Is this a recession? Like Krugman, I think that question is irrelevant, but for other reasons. We can get into all sorts of precise definitions and technical metrics, but in the end, it doesn’t matter, either economically or politically. What matters is how most people experience the economy, and that metric is clear in the GDP report data: they are getting the snot kicked out of them.
On Twitter, I responded to Krugman’s statement with disbelief:
That's insane. Real disposable personal income has declined for two quarters in a row. People are anxious about the economy for real reasons, not because of media coverage.
— Ed Morrissey (@EdMorrissey) July 31, 2022
Actually, real disposable personal income — the measure of buying power in relation to inflation — hasn’t declined two quarters in a row. It has declined five quarters in a row:
Previous to the pandemic, real DPI ran almost identical to nominal DPI — both slightly positive, a sign of both matured growth and controlled inflation. Only after 2021Q1, when two massive stimulus packages hit the economy, did those start to decouple:
The decoupling comes from inflation running away. This comes out of the sugar highs of the stimulus bills, especially the last one, which turned out to be unnecessary. Note too that that these measures are compounding; each data point is in relation to the data point that precedes it. Therefore, it’s not just that consumers lost ground in 2022Q2, but that they are losing ground each quarter from the lost-ground position of the previous quarter. Not only that, but the decoupling has grown wider in each quarter since the last stimulus bill.
This clearly impacts the personal economy of every American household, but especially those on fixed incomes as well as lower- and middle-income households.

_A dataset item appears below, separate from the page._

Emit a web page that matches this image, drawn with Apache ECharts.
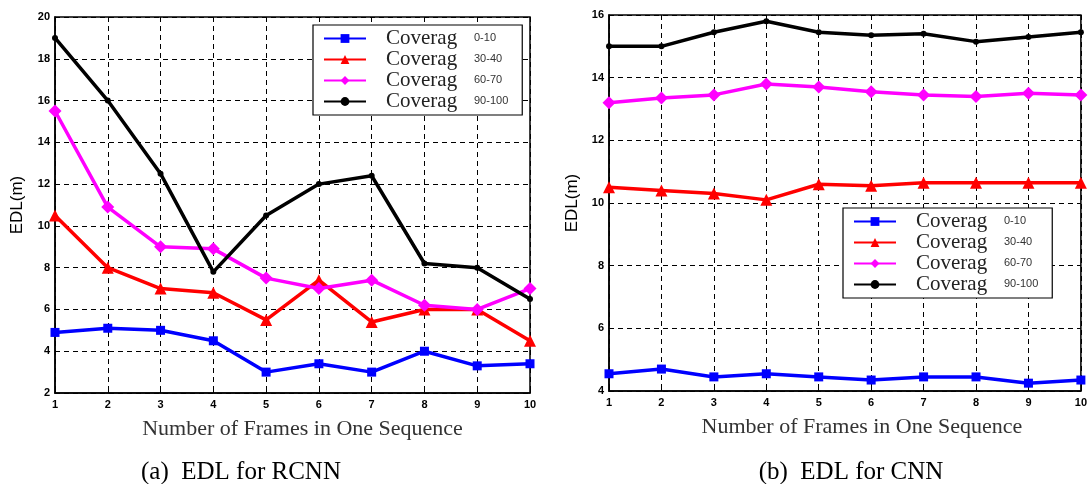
<!DOCTYPE html>
<html>
<head>
<meta charset="utf-8">
<script src="https://cdn.jsdelivr.net/npm/echarts@6/dist/echarts.min.js"></script>
<style>
  html, body { margin: 0; padding: 0; background: #fff; }
  #chart { width: 1090px; height: 484px; }
</style>
</head>
<body>
<div id="chart"></div>
<script>
// frames per sequence (x axis, both panels)
const frames = [1, 2, 3, 4, 5, 6, 7, 8, 9, 10]
const seriesNames = ['Coverag 0-10', 'Coverag 30-40', 'Coverag 60-70', 'Coverag 90-100']

// (a) EDL for RCNN
const rcnn0_10 = [4.9, 5.1, 5.0, 4.5, 3.0, 3.4, 3.0, 4.0, 3.3, 3.4]
const rcnn30_40 = [10.5, 8.0, 7.0, 6.8, 5.5, 7.4, 5.4, 6.0, 6.0, 4.5]
const rcnn60_70 = [15.5, 10.9, 9.0, 8.9, 7.5, 7.0, 7.4, 6.2, 6.0, 7.0]
const rcnn90_100 = [19.0, 16.0, 12.5, 7.8, 10.5, 12.0, 12.4, 8.2, 8.0, 6.5]

// (b) EDL for CNN
const cnn0_10 = [4.55, 4.7, 4.45, 4.55, 4.45, 4.35, 4.45, 4.45, 4.25, 4.35]
const cnn30_40 = [10.5, 10.4, 10.3, 10.1, 10.6, 10.55, 10.65, 10.65, 10.65, 10.65]
const cnn60_70 = [13.2, 13.35, 13.45, 13.8, 13.7, 13.55, 13.45, 13.4, 13.5, 13.45]
const cnn90_100 = [15.0, 15.0, 15.45, 15.8, 15.45, 15.35, 15.4, 15.15, 15.3, 15.45]

const styles = [
  { color: '#0000ff', symbol: 'rect', symbolSize: 9 },
  { color: '#ff0000', symbol: 'triangle', symbolSize: 12 },
  { color: '#ff00ff', symbol: 'diamond', symbolSize: 13 },
  { color: '#000000', symbol: 'circle', symbolSize: 6 },
]

const pairs = (vals) => frames.map((f, i) => [f, vals[i]])

const makeSeries = (idx, lists) =>
  lists.map((vals, i) => ({
    name: seriesNames[i],
    type: 'line',
    xAxisIndex: idx,
    yAxisIndex: idx,
    data: pairs(vals),
    symbol: styles[i].symbol,
    symbolSize: styles[i].symbolSize,
    lineStyle: { color: styles[i].color, width: 3.5 },
    itemStyle: { color: styles[i].color },
    animation: false,
    z: 5 + i,
  }))

const tickFont = { color: '#000', fontSize: 11, fontWeight: 'bold', fontFamily: 'Liberation Sans' }
const dashed = { color: '#000', width: 1, type: [5, 4] }

const xAxisCfg = (idx, shift) => ({
  type: 'value',
  gridIndex: idx,
  min: 1,
  max: 10,
  interval: 1,
  name: 'Number of Frames in One Sequence',
  nameLocation: 'middle',
  nameGap: 25,
  nameTextStyle: { color: '#333', fontSize: 22, fontFamily: 'Liberation Serif', padding: [0, 0, 0, shift] },
  axisLine: { show: true, lineStyle: { color: '#000', width: 1.5 } },
  axisTick: { show: true, inside: true, length: 4, lineStyle: { color: '#000' } },
  axisLabel: Object.assign({ margin: 6 }, tickFont),
  splitLine: { show: true, lineStyle: dashed },
})

const yAxisCfg = (idx, min, max, gap) => ({
  type: 'value',
  gridIndex: idx,
  min: min,
  max: max,
  interval: 2,
  name: 'EDL(m)',
  nameLocation: 'middle',
  nameGap: gap,
  nameTextStyle: { color: '#000', fontSize: 17, fontFamily: 'Liberation Sans' },
  axisLine: { show: true, lineStyle: { color: '#000', width: 1.5 } },
  axisTick: { show: true, inside: true, length: 4, lineStyle: { color: '#000' } },
  axisLabel: Object.assign({ margin: 5 }, tickFont),
  splitLine: { show: true, lineStyle: dashed },
})

const legendCfg = (left, top) => ({
  orient: 'vertical',
  left: left,
  top: top,
  data: seriesNames,
  itemWidth: 42,
  itemHeight: 11,
  itemGap: 0,
  backgroundColor: '#fff',
  borderColor: '#000',
  borderWidth: 1.2,
  borderRadius: 0,
  padding: [3, 14, 3, 10],
  selectedMode: false,
  formatter: (name) => {
    const parts = name.split(' ')
    return '{a|' + parts[0] + '}{b|' + parts[1] + '}'
  },
  textStyle: {
    rich: {
      a: { fontFamily: 'Liberation Serif', fontSize: 21, color: '#222', lineHeight: 20.5, padding: [0, 0, 0, 15], width: 88 },
      b: { fontFamily: 'Liberation Sans', fontSize: 11, color: '#333', padding: [0, 0, 2, 0] },
    },
  },
})

const chart = echarts.init(document.getElementById('chart'), null, { renderer: 'canvas' })

chart.setOption({
  backgroundColor: '#fff',
  animation: false,
  title: [
    {
      text: '(a)  EDL for RCNN',
      left: 236,
      top: 455,
      textAlign: 'center',
      textStyle: { fontFamily: 'Liberation Serif', fontSize: 25, fontWeight: 'normal', color: '#000' },
    },
    {
      text: '(b)  EDL for CNN',
      left: 846,
      top: 455,
      textAlign: 'center',
      textStyle: { fontFamily: 'Liberation Serif', fontSize: 25, fontWeight: 'normal', color: '#000' },
    },
  ],
  grid: [
    { left: 55, top: 17, right: 560, bottom: 91, show: true, borderColor: '#000', borderWidth: 1.5 },
    { left: 609, top: 15, right: 5, bottom: 93, show: true, borderColor: '#000', borderWidth: 1.5 },
  ],
  legend: [legendCfg(313, 25), legendCfg(843, 208)],
  xAxis: [xAxisCfg(0, 20), xAxisCfg(1, 34)],
  yAxis: [yAxisCfg(0, 2, 20, 29), yAxisCfg(1, 4, 16, 28)],
  series: [
    ...makeSeries(0, [rcnn0_10, rcnn30_40, rcnn60_70, rcnn90_100]),
    ...makeSeries(1, [cnn0_10, cnn30_40, cnn60_70, cnn90_100]),
  ],
})
</script>
</body>
</html>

This is not a media myth or an example of narrative journalism — it’s economic reality for everyone outside the Pauline Kael bubble of the NYT and CNN. This squeeze on real DPI is not just an indicator of “personal” recessions, it is a pretty good indicator that we are at the very least heading into an actual recession as people buy less and try to stretch their shrinking dollars. That would be true even if the Fed didn’t need to hike interest rates far higher than they have so far to slow inflation down, which they do — and which they will.
I can’t wait to hear Krugman’s happy talk when that happens, but that’s all this is now too. The economic misery that most Americans feel is no media concoction, but the clear erosion of their buying power in an inflationary wave not seen in 40 years, and completely unforeseen by Krugman. The real media concoction is Krugman’s attempt to gaslight the CNN audience, and Stelter’s happiness to host it.